We're building a medical image processing software stack, currently hosted on various AWS resources. As part of this application, we have a handful of long-running servers (database, load balancers, web application, etc.). Collecting performance data on those servers is quite simple - my go-to- recipe of Nagios (for monitoring/notifications) and Munin (for collection of performance data and displaying trends) will work just fine.
However - as part of this application, we are constantly starting up and terminating compute instances on EC2. In typical usage, these compute instances start up, configure themselves, receive a job from a message queue, and then get to work processing that job, which takes anywhere from 15 minutes to over 8 hours. After job completion, these instances get terminated, never to be heard from again.
What is a decent strategy for collecting performance data on these short-lived instances?
I don't necessarily need monitoring on them - if they fail for whatever reason, our application will detect this and handle re-starting the job on another instance or raising the flag so an administrator can take a look at things. However, it still would be useful to collect information like CPU (user, idle, iowait, etc.), memory usage, network traffic, disk read/write data, etc. In our internal database, we track the instance ID of the machine that runs each job, and it would be quite helpful to be able to look up performance data for a specific instance ID for troubleshooting and profiling.
Munin doesn't seem like a great candidate, as it requires maintaining a list of munin nodes in a text file - far from ideal for an environment with a high amount of churn, and for the short amount of time each node will be running, I'd rather keep the full-resolution data indefinitely than have RRD water down the data over time.

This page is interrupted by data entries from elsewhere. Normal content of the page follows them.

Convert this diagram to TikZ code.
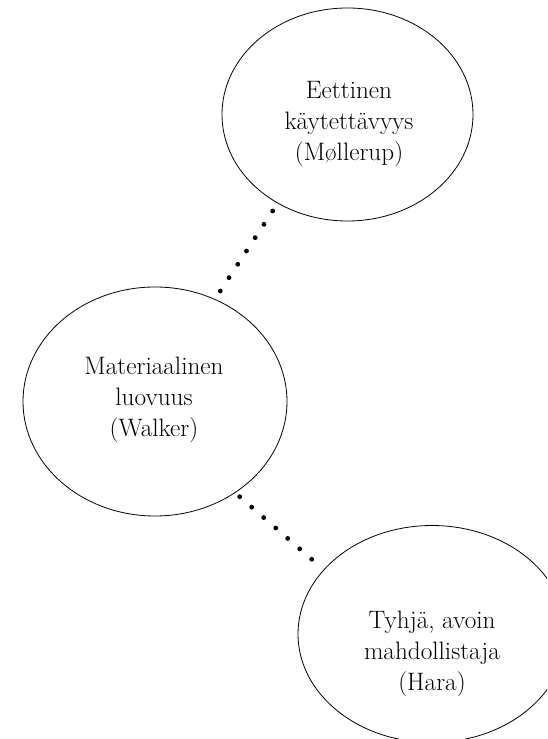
\documentclass[tikz,border=0pt]{standalone}
\usepackage{fontspec}
\usetikzlibrary{shapes.geometric,calc}
\begin{document}
\begin{tikzpicture}[x=1pt,y=1pt,
  bubble/.style={draw=black,line width=0.8pt,ellipse,inner sep=0pt},
  lbl/.style={align=center,inner sep=0pt,font=\fontsize{25.2}{31}\selectfont},
  dotfill/.style={fill=black}]
\useasboundingbox (0,0) rectangle (547,739);
\clip (0,0) rectangle (547,739);
% ellipses
\node[bubble,minimum width=251pt,minimum height=213pt] (top) at (347.5,624.5) {};
\node[bubble,minimum width=264pt,minimum height=229pt] (mid) at (155,337.5) {};
\node[bubble,minimum width=268pt,minimum height=217pt] (bot) at (432,105) {};
% texts
\node[lbl] (toptext) at (349,615) {Eettinen\\käytettävyys\\(Møllerup)};
\node[lbl] (midtext) at (154,339) {Materiaalinen\\luovuus\\(Walker)};
\node[lbl] (bottext) at (432,85) {Tyhjä, avoin\\mahdollistaja\\(Hara)};
% dotted connectors
\coordinate (c1a) at (272.7,528);
\coordinate (c1b) at (220.3,448);
\coordinate (c2a) at (239.7,242.3);
\coordinate (c2b) at (311.7,179.7);
\foreach \t in {0,...,6} {
  \fill[dotfill] ($(c1a)!\t/6!(c1b)$) circle (2.4pt);
  \fill[dotfill] ($(c2a)!\t/6!(c2b)$) circle (2.4pt);
}
\end{tikzpicture}
\end{document}
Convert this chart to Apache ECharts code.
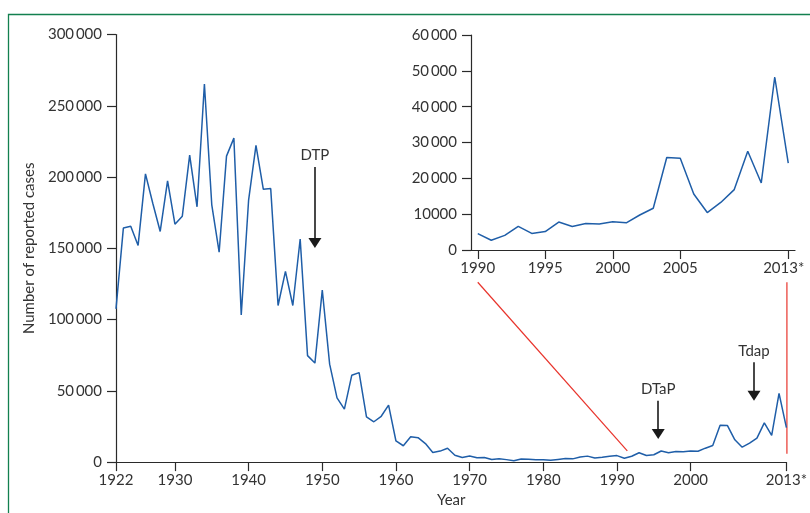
<!DOCTYPE html>
<html><head><meta charset="utf-8">
<script src="https://cdn.jsdelivr.net/npm/echarts@6/dist/echarts.min.js"></script>
<style>html,body{margin:0;padding:0;background:#fff}#c{width:810px;height:513px}</style>
</head><body><div id="c"></div>
<script>
// ---- data (US reported pertussis cases per year) ----
const startYear = 1922;
const cases = [107473,164191,165418,152003,202210,181411,161799,197371,166914,172559,
  215343,179135,265269,180518,147237,214652,227319,103188,183866,222202,
  191383,191890,109873,133792,109860,156517,74715,69479,120718,68687,
  45030,37129,60886,62786,31732,28295,32148,40005,14809,11468,
  17749,17135,13005,6799,7717,9718,4810,3285,4249,3036,
  3287,1759,2402,1738,1010,2177,2063,1623,1730,1248,
  1895,2463,2276,3589,4195,2823,3450,4157,4570,2719,
  4083,6586,4617,5137,7796,6564,7405,7288,7867,7580,
  9771,11647,25827,25616,15632,10454,13278,16858,27550,18719,
  48277,24231];
const insetStartYear = 1990;

// tick values and labels
const mainXTicks = [1922,1930,1940,1950,1960,1970,1980,1990,2000,2013];
const insetXTicks = [1990,1995,2000,2005,2013];
const mainYLabels = ['0','50\u2009000','100\u2009000','150\u2009000','200\u2009000','250\u2009000','300\u2009000'];
const insetYLabels = ['0','10000','20\u2009000','30\u2009000','40\u2009000','50\u2009000','60\u2009000'];

// vaccine annotations
const arrowLabels = ['DTP','DTaP','Tdap'];
const arrowYears  = [1949, 1995.6, 2008.6];
const arrowFrom   = [207000, 43000, 70000];
const arrowTo     = [153800, 19800, 46600];

// zoom connector lines: inset point -> main chart point
const connInset = [[1990,-9000],[2013,-9000]];
const connMain  = [[1991.4,7900],[2013,5800]];
const connVertical = [false, true];

const mainData = cases.map((v,i)=>[startYear+i, v]);
const insetData = mainData.filter(d=>d[0]>=insetStartYear);

const FONT = 'Lato';
const FS = 15;
const TXT = '#333';
const AX = '#2a2a2a';
const BLUE = '#1f5ea8';

const chart = echarts.init(document.getElementById('c'), null, {renderer:'canvas'});
const axisCommon = {
  axisLine:{show:true, lineStyle:{color:AX, width:1.2}},
  splitLine:{show:false},
};
chart.setOption({
  animation:false,
  textStyle:{fontFamily:FONT},
  grid:[
    {left:116, right:21, top:34.5, bottom:49.7, containLabel:false},
    {left:471, right:15, top:35, bottom:263, containLabel:false}
  ],
  xAxis:[
    Object.assign({}, axisCommon, {
      type:'value', gridIndex:0, min:1922, max:2013,
      name:'Year', nameLocation:'middle', nameGap:30,
      nameTextStyle:{color:TXT, fontSize:FS, fontFamily:FONT},
      axisTick:{show:true, length:9, lineStyle:{color:AX, width:1.2}, customValues:mainXTicks},
      axisLabel:{color:TXT, fontSize:FS, fontFamily:FONT, margin:11, customValues:mainXTicks,
        formatter:v=> v===2013 ? '2013*' : String(v)}
    }),
    Object.assign({}, axisCommon, {
      type:'value', gridIndex:1, min:1989.5, max:2013.5,
      axisTick:{show:true, length:9, lineStyle:{color:AX, width:1.2}, customValues:insetXTicks},
      axisLabel:{color:TXT, fontSize:FS, fontFamily:FONT, margin:11, customValues:insetXTicks,
        formatter:v=> v===2013 ? '{s|2013*}' : String(v),
        rich:{s:{padding:[0,9,0,0], fontSize:FS, color:TXT, fontFamily:FONT}}}
    })
  ],
  yAxis:[
    Object.assign({}, axisCommon, {
      type:'value', gridIndex:0, min:0, max:300000, interval:50000,
      axisTick:{show:true, length:9, lineStyle:{color:AX, width:1.2}},
      name:'Number of reported cases', nameLocation:'middle', nameGap:78, nameRotate:90,
      nameTextStyle:{color:TXT, fontSize:FS, fontFamily:FONT},
      axisLabel:{color:TXT, fontSize:FS, fontFamily:FONT, margin:14, formatter:(v,i)=>mainYLabels[i]}
    }),
    Object.assign({}, axisCommon, {
      type:'value', gridIndex:1, min:0, max:60000, interval:10000,
      axisTick:{show:true, length:9, lineStyle:{color:AX, width:1.2}},
      axisLabel:{color:TXT, fontSize:FS, fontFamily:FONT, margin:14, formatter:(v,i)=>insetYLabels[i]}
    })
  ],
  series:[
    {type:'line', xAxisIndex:0, yAxisIndex:0, data:mainData, showSymbol:false,
     lineStyle:{color:BLUE, width:1.5}, itemStyle:{color:BLUE}, z:3,
     markLine:{
       silent:true, animation:false,
       symbol:['none','triangle'], symbolSize:[13,10],
       lineStyle:{color:'#1a1a1a', width:1.6, type:'solid'},
       itemStyle:{color:'#1a1a1a'},
       label:{show:true, position:'start', distance:4, formatter:'{b}', color:TXT, fontSize:FS, fontFamily:FONT},
       emphasis:{disabled:true},
       data: arrowLabels.map((l,i)=>[
         {coord:[arrowYears[i], arrowFrom[i]], name:l},
         {coord:[arrowYears[i], arrowTo[i]]}
       ])
     }},
    {type:'line', xAxisIndex:1, yAxisIndex:1, data:insetData, showSymbol:false,
     lineStyle:{color:BLUE, width:1.5}, itemStyle:{color:BLUE}}
  ]
});

// frame and zoom connector lines, positioned through the axes
const graphics = [
  {type:'rect', silent:true, shape:{x:8.5, y:14.5, width:900, height:600},
   style:{fill:null, stroke:'#13804f', lineWidth:1.3}}
];
connInset.forEach((p,i)=>{
  const a = chart.convertToPixel({gridIndex:1}, p);
  const b = chart.convertToPixel({gridIndex:0}, connMain[i]);
  const x1 = connVertical[i] ? b[0] + 0.5 : a[0];
  const x2 = connVertical[i] ? b[0] + 0.5 : b[0];
  graphics.push({type:'line', silent:true, shape:{x1:x1, y1:a[1], x2:x2, y2:b[1]},
    style:{stroke:'#e8332b', lineWidth:1.2}});
});
chart.setOption({graphic:graphics});
</script></body></html>
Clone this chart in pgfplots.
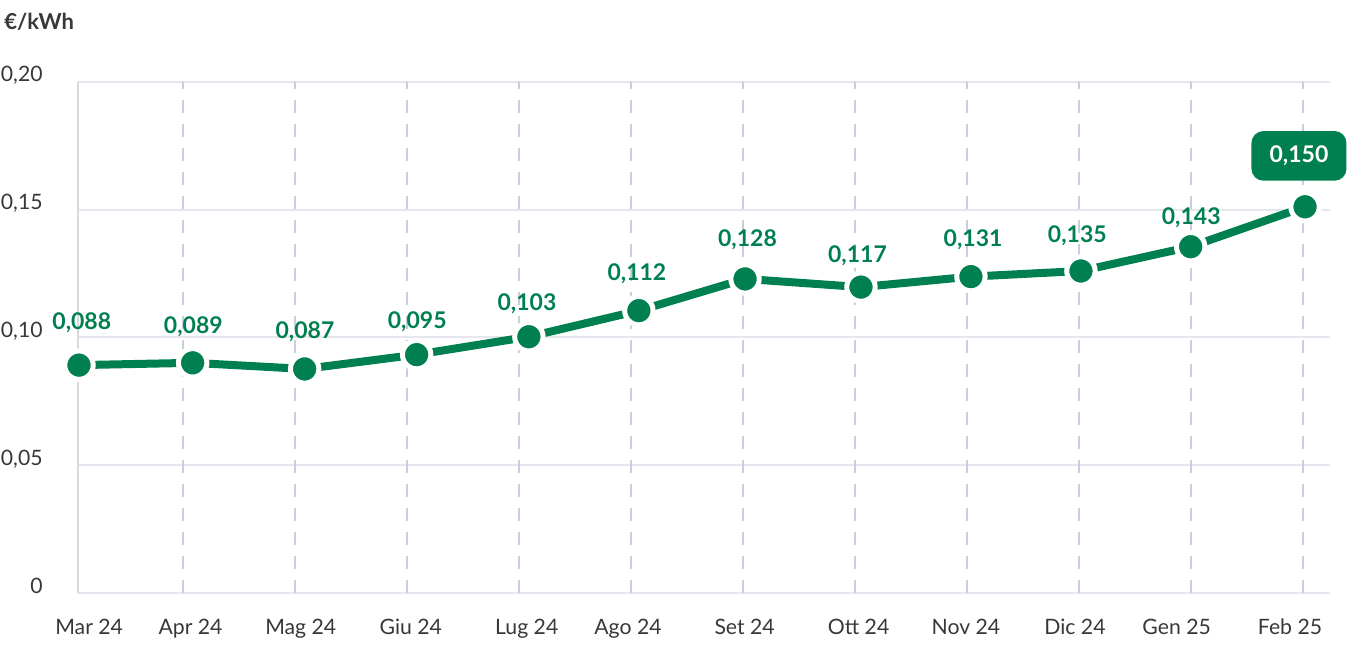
\documentclass[border=0pt]{standalone}
\usepackage{pgfplots}
\pgfplotsset{compat=1.18}
\usepackage{pgfplotstable}
\usepackage{fontspec}
\setmainfont{Lato}
\definecolor{ngreen}{RGB}{0,128,80}
\definecolor{gridh}{RGB}{230,230,239}
\definecolor{gridv}{RGB}{200,204,224}
\definecolor{axgray}{RGB}{216,216,224}
\definecolor{txt}{RGB}{56,56,56}

% plotted points (x in months, Apr 24 = 1)
\pgfplotstableread{
x y
0.074 0.0892
1.089 0.0901
2.089 0.0877
3.089 0.0933
4.091 0.1003
5.073 0.1105
6.021 0.1229
7.056 0.1197
8.038 0.1238
9.020 0.1260
10.000 0.1355
11.021 0.1511
}\pricedata

% value labels
\pgfplotstableread{
lx ly lab
0.099 0.1057 {0,088}
1.095 0.1042 {0,089}
2.092 0.1023 {0,087}
3.094 0.1062 {0,095}
4.074 0.1131 {0,103}
5.056 0.1248 {0,112}
6.043 0.1381 {0,128}
7.025 0.1319 {0,117}
8.057 0.1381 {0,131}
8.988 0.1396 {0,135}
10.005 0.1468 {0,143}
}\labeldata

\pgfplotstableread{
lx ly lab
10.967 0.1710 {0,150}
}\lastlabel

\begin{document}
\begin{tikzpicture}
\begin{axis}[
  name=ax, at={(0,0)}, anchor=south west,
  scale only axis, width=626.15pt, height=255.8pt,
  xmin=0.0625, xmax=11.244, ymin=0, ymax=0.2,
  axis x line*=bottom, axis y line*=left,
  axis line style={-},
  x axis line style={draw=gridh, line width=1pt},
  y axis line style={draw=axgray, line width=1pt},
  ytick={0,0.05,0.1,0.15,0.2},
  yticklabels={0,{0,05},{0,10},{0,15},{0,20}},
  xtick={0.165,1.070,2.054,3.037,4.072,4.976,6.017,7.035,7.994,8.967,9.875,10.887},
  xticklabels={Mar 24,Apr 24,Mag 24,Giu 24,Lug 24,Ago 24,Set 24,Ott 24,Nov 24,Dic 24,Gen 25,Feb 25},
  extra x ticks={1,2,3,4,5,6,7,8,9,10,11},
  extra x tick labels={},
  extra x tick style={grid=major, major grid style={draw=gridv, line width=1pt, dash pattern=on 6.5pt off 5.5pt}},
  ymajorgrids=true,
  major grid style={draw=gridh, line width=1pt},
  major tick length=0pt,
  tick style={draw=none},
  ticklabel style={font=\fontsize{10.6}{12}\selectfont, text=txt},
  yticklabel style={anchor=base east, inner sep=0pt, xshift=-17.35pt},
  xticklabel style={anchor=base, inner sep=0pt, yshift=-20.85pt},
  clip=false,
]
\addplot[ngreen, line width=4pt, mark=*, mark size=7.1pt,
  mark options={fill=ngreen, draw=white, line width=2.5pt}]
  table[x=x, y=y]{\pricedata};
\addplot[draw=none, mark=none, nodes near coords, point meta=explicit symbolic,
  every node near coord/.append style={anchor=center, inner sep=0pt,
    font=\bfseries\fontsize{11.5}{13}\selectfont, text=ngreen}]
  table[x=lx, y=ly, meta=lab]{\labeldata};
\addplot[draw=none, mark=none, nodes near coords, point meta=explicit symbolic,
  every node near coord/.append style={anchor=center, inner sep=0pt,
    fill=ngreen, rounded corners=6pt, minimum width=47.5pt, minimum height=24.85pt,
    font=\bfseries\fontsize{11.5}{13}\selectfont, text=white}]
  table[x=lx, y=ly, meta=lab]{\lastlabel};
\end{axis}
\node[anchor=base west, inner sep=0pt, font=\bfseries\fontsize{11}{13}\selectfont, text=txt]
  at (-36.85pt,281.65pt) {€/kWh};
\pgfresetboundingbox
\path[use as bounding box] (-38.85pt,-27.35pt) rectangle (636.15pt,296.65pt);
\end{tikzpicture}
\end{document}
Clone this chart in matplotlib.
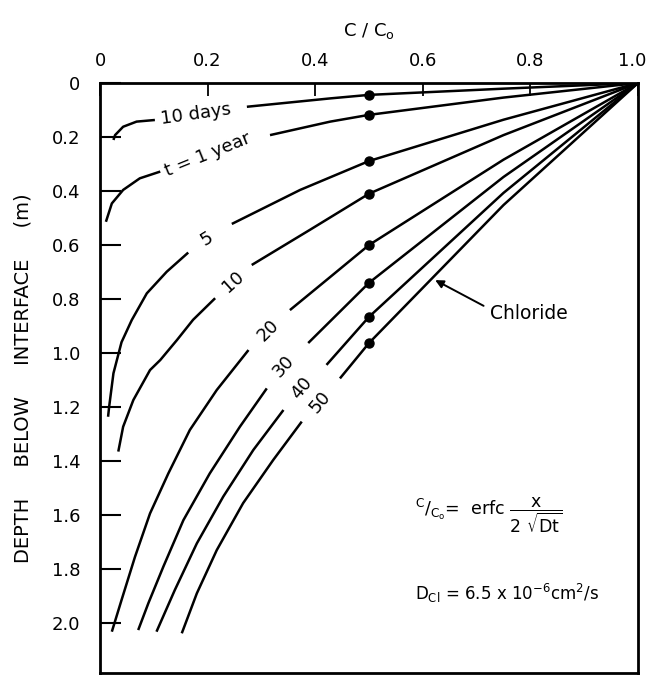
import matplotlib
matplotlib.use('Agg')
import matplotlib.pyplot as plt
import matplotlib.transforms as mtransforms

plt.rcParams['font.family'] = ['DejaVu Sans']
plt.rcParams['mathtext.default'] = 'regular'

gap = float('nan')  # break in a curve where its label sits

# concentration ratio C/Co and depth (m)
conc_10d = [1.0, 0.75, 0.5, 0.428, 0.273, gap, 0.102, 0.068, 0.043, 0.028, 0.025]
depth_10d = [0.0, 0.021, 0.044, 0.057, 0.088, gap, 0.137, 0.143, 0.162, 0.193, 0.211]

conc_1y = [1.0, 0.75, 0.5, 0.428, 0.316, gap, 0.112, 0.074, 0.043, 0.022, 0.011]
depth_1y = [0.0, 0.054, 0.118, 0.143, 0.193, gap, 0.328, 0.353, 0.396, 0.446, 0.514]

conc_5y = [1.0, 0.75, 0.5, 0.372, 0.245, gap, 0.164, 0.124, 0.087, 0.059, 0.040,
           0.025, 0.017, 0.015]
depth_5y = [0.0, 0.136, 0.289, 0.396, 0.522, gap, 0.628, 0.699, 0.779, 0.878, 0.96,
            1.075, 1.199, 1.236]

conc_10y = [1.0, 0.75, 0.5, 0.39, 0.282, gap, 0.214, 0.173, 0.143, 0.112, 0.093,
            0.062, 0.043, 0.034]
depth_10y = [0.0, 0.193, 0.41, 0.544, 0.674, gap, 0.797, 0.877, 0.952, 1.026, 1.063,
             1.174, 1.273, 1.365]

conc_20y = [1.0, 0.75, 0.5, 0.43, 0.353, gap, 0.276, 0.217, 0.167, 0.127, 0.093,
            0.065, 0.040, 0.022]
depth_20y = [0.0, 0.284, 0.60, 0.715, 0.841, gap, 0.989, 1.137, 1.285, 1.446, 1.594,
             1.755, 1.915, 2.032]

conc_30y = [1.0, 0.75, 0.5, 0.387, gap, 0.31, 0.26, 0.204, 0.155, 0.118, 0.09, 0.071]
depth_30y = [0.0, 0.348, 0.74, 0.963, gap, 1.131, 1.273, 1.446, 1.619, 1.79, 1.926, 2.026]

conc_40y = [1.0, 0.75, 0.5, 0.421, gap, 0.341, 0.285, 0.229, 0.18, 0.139, 0.105]
depth_40y = [0.0, 0.407, 0.866, 1.044, gap, 1.211, 1.359, 1.532, 1.705, 1.878, 2.032]

conc_50y = [1.0, 0.75, 0.5, 0.446, gap, 0.375, 0.322, 0.266, 0.217, 0.18, 0.152]
depth_50y = [0.0, 0.452, 0.963, 1.094, gap, 1.254, 1.396, 1.556, 1.73, 1.89, 2.038]

dot_conc = [0.5, 0.5, 0.5, 0.5, 0.5, 0.5, 0.5, 0.5]
dot_depth = [0.044, 0.118, 0.289, 0.41, 0.60, 0.74, 0.866, 0.963]

curve_labels = ['10 days', 't = 1 year', '5', '10', '20', '30', '40', '50']
label_conc = [0.178, 0.201, 0.198, 0.248, 0.313, 0.341, 0.375, 0.409]
label_depth = [0.115, 0.267, 0.575, 0.736, 0.915, 1.05, 1.131, 1.18]
label_rot = [8, 22, 32, 42, 45, 48, 50, 50]

x_ticks = [0, 0.2, 0.4, 0.6, 0.8, 1.0]
x_ticklabels = ['0', '0.2', '0.4', '0.6', '0.8', '1.0']
y_ticks = [0, 0.2, 0.4, 0.6, 0.8, 1.0, 1.2, 1.4, 1.6, 1.8, 2.0]
y_ticklabels = ['0', '0.2', '0.4', '0.6', '0.8', '1.0', '1.2', '1.4', '1.6', '1.8', '2.0']


def main():
    fig = plt.figure(figsize=(6.47, 6.75), dpi=100)
    ax = fig.add_axes([100 / 647, 2 / 675, 538 / 647, 590 / 675])

    curves = [(conc_10d, depth_10d), (conc_1y, depth_1y), (conc_5y, depth_5y),
              (conc_10y, depth_10y), (conc_20y, depth_20y), (conc_30y, depth_30y),
              (conc_40y, depth_40y), (conc_50y, depth_50y)]
    for c, z in curves:
        ax.plot(c, z, color='k', lw=1.8, solid_capstyle='butt', zorder=2)

    ax.plot(dot_conc, dot_depth, 'o', color='k', ms=6.5, zorder=3)

    for txt, c, z, r in zip(curve_labels, label_conc, label_depth, label_rot):
        ax.text(c, z, txt, rotation=r, rotation_mode='anchor', ha='center', va='center',
                fontsize=13, zorder=4)

    ax.annotate('Chloride', xy=(0.623, 0.73), xytext=(0.725, 0.852),
                ha='left', va='center', fontsize=13.5,
                arrowprops=dict(arrowstyle='-|>', color='k', lw=1.4, mutation_scale=12,
                                shrinkA=3, shrinkB=0, relpos=(0, 0.7)))

    ax.text(0.585, 1.6, r'$^{C}/_{C_o}$=  erfc $\dfrac{x}{2\ \sqrt{Dt}}$', fontsize=12.5,
            ha='left', va='center')
    ax.text(0.585, 1.89, r'D$_{Cl}$ = 6.5 x 10$^{-6}$cm$^{2}$/s', fontsize=12,
            ha='left', va='center')

    ax.set_xlim(0, 1.0)
    ax.set_ylim(2.185, 0)
    ax.xaxis.tick_top()
    ax.xaxis.set_label_position('top')
    ax.set_xticks(x_ticks)
    ax.set_xticklabels(x_ticklabels, fontsize=13)
    ax.set_yticks(y_ticks)
    ax.set_yticklabels(y_ticklabels, fontsize=13)
    ax.tick_params(axis='x', direction='in', length=9, width=1.3, pad=9)
    ax.tick_params(axis='y', direction='in', length=15, width=1.5, pad=14)
    ax.set_xlabel(r'C / C$_o$', fontsize=13, labelpad=12)
    ax.set_ylabel('DEPTH     BELOW     INTERFACE     (m)', fontsize=14, labelpad=14)
    for s in ax.spines.values():
        s.set_linewidth(2)

    # keep the last top tick label inside the figure
    last = ax.get_xticklabels()[-1]
    last.set_transform(last.get_transform()
                       + mtransforms.ScaledTranslation(-0.06, 0, fig.dpi_scale_trans))

    fig.savefig('out.png', dpi=100)


if __name__ == '__main__':
    main()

In the end, my guess is that this will require a monitoring engine that:
- uses a database (MySQL, SQLite, etc.) for configuration and data storage
- exposes an API for adding/removing hosts and services
Are there other things I should be thinking about when evaluating options?
Perhaps I'm over-thinking this, though, and just ought to run sar
at 1-minute intervals on these short-lived instances and collect the sar db files prior to termination.
Zenoss has an EC2Manager plugin which automatically adds all of your EC2 instances (even in the open source version) and monitors EC2 for changes. Zenoss may be more heavyweight than you really want, though.
For ephemeral instances, Nagios is not a great fit, as you would constantly have to re-write the config files.
I recently researched which "well known/maintained" monitoring systems are a good fit in situations like these.
The following monitoring systems make it easier to add/remove hosts:
I think, you will need some sort of central CMDB to be a source of truth. Then you can use the CMDB as the source of data for Puppet/Chef/etc, which will can configure the monitored hosts, and add them to the monitoring server.
If you care about collecting performance data but not monitoring, and you want something that doesn't require configuration each time an instance is born or dies, collectd would be a great fit.
Setup one instance as a server, meaning the network plugin configured to a receive data and the RRDtool plugin configured to write data. Setup your ephemeral instances with whatever plugins you need to gather the relevant performance data and with the network plugin configured to send data to the server.
SInce these instances are short-lived, you'll want to change the default RRATimespan. If you don't want to store the data in RRD files, collectd can send to other data stores like graphite or mongodb.
Zabbix would be an excellent choice here.
It's easy to set up and you can configure auto-registration and discovery, collect performance data and have the records cleaned up after X days.
I think the right approach with ephemeral instances is to leverage Amazon CloudWatch or the CloudWatch API in some manner. But that largely depends on what you really need to see...
If you're using a quality load balancing solution in The Cloud, that can almost be more beneficial than per-instance monitoring, as the load balancer can make more informed routing decision based on better real-time conditions (e.g. # of connections, node response time/latency, geographical location).
However, we're looking to do the same, and potentially integrate with the commercial monitoring suite we use. Otherwise, Zenoss seems to have a canned solution.